INSTRUCTIONS TO FOLLOW — Within the records below, find each line that holds the string "diagram", then copy it.

MATERIAL FOR THE TASK —
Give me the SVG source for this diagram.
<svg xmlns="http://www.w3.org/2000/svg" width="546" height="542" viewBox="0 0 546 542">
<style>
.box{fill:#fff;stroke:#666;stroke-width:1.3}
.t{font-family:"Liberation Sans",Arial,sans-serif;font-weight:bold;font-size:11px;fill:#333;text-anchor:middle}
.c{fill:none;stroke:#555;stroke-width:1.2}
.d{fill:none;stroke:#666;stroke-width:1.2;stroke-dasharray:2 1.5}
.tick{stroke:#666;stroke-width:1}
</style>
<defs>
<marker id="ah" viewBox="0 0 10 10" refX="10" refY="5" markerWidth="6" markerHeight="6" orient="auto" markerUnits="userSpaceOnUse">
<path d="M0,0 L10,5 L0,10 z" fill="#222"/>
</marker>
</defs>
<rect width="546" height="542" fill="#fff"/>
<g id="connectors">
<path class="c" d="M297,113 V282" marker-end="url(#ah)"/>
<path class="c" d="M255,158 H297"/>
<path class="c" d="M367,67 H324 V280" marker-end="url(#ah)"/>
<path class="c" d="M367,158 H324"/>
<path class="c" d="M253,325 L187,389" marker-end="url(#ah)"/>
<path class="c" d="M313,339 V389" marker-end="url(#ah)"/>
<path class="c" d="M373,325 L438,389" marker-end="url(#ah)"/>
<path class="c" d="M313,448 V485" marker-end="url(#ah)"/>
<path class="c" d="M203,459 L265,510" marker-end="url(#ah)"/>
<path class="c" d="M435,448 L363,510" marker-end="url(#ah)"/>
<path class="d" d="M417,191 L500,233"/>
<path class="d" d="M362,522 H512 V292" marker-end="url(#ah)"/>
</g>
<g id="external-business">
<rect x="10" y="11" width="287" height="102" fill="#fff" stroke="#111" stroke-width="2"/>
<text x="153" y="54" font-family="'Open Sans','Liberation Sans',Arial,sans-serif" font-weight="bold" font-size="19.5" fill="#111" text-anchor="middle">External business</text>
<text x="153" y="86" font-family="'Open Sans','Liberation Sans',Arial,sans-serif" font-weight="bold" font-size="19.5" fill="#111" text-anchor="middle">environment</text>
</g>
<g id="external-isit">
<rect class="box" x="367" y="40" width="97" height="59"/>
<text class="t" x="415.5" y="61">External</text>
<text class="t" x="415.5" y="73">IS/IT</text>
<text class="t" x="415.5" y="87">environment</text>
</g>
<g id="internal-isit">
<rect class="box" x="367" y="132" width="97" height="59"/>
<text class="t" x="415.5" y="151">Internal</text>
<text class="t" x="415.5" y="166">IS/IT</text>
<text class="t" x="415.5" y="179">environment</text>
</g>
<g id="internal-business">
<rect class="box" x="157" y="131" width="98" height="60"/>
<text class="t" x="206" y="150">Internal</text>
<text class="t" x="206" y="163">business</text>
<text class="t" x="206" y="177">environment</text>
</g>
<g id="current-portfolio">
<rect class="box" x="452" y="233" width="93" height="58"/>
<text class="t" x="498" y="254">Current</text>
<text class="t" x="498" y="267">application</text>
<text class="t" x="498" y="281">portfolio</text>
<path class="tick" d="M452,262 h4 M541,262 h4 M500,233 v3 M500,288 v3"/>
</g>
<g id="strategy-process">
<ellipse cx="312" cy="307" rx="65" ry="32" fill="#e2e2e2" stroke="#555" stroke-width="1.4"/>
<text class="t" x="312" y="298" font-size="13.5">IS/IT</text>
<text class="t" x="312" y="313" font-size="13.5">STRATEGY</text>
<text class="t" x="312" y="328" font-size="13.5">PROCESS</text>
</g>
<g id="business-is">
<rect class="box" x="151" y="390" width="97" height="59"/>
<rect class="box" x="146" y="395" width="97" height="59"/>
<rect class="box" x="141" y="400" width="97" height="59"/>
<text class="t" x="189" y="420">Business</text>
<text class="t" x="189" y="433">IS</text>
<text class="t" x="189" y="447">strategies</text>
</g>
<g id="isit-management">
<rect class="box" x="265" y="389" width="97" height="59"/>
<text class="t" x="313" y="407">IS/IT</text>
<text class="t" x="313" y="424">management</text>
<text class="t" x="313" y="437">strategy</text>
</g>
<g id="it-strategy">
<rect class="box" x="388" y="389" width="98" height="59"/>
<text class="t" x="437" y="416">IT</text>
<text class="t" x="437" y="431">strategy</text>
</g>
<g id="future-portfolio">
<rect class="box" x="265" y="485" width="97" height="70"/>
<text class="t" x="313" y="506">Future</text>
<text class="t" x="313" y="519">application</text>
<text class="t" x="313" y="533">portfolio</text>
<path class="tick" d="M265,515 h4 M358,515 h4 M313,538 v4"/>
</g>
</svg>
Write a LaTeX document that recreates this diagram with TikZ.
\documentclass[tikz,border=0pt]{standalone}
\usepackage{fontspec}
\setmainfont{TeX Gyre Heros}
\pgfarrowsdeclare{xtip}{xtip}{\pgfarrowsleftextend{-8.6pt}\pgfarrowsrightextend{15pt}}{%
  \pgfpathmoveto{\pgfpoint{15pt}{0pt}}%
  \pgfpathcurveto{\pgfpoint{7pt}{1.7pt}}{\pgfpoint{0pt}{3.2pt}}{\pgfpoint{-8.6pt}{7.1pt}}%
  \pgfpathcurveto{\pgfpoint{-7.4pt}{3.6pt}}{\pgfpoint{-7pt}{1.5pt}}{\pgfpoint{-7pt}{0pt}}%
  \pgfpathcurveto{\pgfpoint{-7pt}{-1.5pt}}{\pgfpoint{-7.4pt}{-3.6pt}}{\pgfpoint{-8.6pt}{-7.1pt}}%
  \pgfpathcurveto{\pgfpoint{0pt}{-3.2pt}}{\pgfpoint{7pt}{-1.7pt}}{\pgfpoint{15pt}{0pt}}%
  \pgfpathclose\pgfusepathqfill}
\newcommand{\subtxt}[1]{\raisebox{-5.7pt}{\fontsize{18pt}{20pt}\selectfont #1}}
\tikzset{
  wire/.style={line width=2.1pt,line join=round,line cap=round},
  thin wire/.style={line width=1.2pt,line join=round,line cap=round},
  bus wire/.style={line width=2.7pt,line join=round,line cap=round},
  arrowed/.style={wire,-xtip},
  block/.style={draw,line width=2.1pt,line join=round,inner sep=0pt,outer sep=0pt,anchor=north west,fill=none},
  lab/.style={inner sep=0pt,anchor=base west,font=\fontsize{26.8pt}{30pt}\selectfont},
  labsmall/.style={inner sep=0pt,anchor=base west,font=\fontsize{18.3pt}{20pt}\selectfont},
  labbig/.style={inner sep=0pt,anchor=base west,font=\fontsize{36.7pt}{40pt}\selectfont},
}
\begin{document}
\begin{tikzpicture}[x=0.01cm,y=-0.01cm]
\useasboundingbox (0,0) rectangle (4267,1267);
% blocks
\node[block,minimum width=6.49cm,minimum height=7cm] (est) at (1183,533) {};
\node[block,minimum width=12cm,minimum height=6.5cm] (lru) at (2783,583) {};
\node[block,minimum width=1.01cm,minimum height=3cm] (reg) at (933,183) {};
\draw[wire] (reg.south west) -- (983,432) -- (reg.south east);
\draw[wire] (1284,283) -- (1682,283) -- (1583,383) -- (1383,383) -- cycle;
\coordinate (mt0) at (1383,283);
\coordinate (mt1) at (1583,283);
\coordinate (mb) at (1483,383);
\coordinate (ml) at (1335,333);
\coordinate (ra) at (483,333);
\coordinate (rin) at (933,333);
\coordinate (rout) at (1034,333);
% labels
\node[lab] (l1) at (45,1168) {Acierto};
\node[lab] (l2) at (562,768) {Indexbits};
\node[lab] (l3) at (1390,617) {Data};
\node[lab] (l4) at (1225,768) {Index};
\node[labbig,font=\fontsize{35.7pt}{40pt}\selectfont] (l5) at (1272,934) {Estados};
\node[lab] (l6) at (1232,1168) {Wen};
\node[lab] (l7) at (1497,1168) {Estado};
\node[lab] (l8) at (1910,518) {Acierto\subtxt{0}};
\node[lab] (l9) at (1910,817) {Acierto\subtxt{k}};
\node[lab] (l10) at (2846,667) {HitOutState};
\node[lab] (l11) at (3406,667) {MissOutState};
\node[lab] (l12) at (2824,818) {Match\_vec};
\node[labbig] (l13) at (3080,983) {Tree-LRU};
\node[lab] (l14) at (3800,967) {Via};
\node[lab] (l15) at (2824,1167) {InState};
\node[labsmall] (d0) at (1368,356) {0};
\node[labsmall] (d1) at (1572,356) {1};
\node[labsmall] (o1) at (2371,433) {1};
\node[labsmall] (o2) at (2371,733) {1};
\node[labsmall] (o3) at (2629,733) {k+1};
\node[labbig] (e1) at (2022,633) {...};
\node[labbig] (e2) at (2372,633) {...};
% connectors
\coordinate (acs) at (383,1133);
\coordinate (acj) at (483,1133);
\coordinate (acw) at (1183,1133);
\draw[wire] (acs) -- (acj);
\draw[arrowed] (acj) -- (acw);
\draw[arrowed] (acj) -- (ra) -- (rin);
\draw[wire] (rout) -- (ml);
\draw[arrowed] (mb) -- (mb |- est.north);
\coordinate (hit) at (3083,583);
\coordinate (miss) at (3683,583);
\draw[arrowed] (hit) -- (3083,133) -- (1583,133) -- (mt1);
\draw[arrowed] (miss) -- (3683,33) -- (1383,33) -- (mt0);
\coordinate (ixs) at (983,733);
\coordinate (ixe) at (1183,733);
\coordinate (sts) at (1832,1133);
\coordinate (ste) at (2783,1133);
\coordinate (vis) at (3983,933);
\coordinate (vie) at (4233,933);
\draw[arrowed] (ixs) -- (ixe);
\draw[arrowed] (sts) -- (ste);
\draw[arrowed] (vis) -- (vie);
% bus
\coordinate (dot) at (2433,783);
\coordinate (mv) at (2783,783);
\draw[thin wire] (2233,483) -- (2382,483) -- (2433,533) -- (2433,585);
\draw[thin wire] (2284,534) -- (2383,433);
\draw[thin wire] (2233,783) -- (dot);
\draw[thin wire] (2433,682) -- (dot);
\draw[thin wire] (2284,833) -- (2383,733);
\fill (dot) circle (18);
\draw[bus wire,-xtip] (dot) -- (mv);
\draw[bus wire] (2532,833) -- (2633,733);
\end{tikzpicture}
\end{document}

ANSWER BELOW —
Give me the SVG source for this diagram.
Write a LaTeX document that recreates this diagram with TikZ.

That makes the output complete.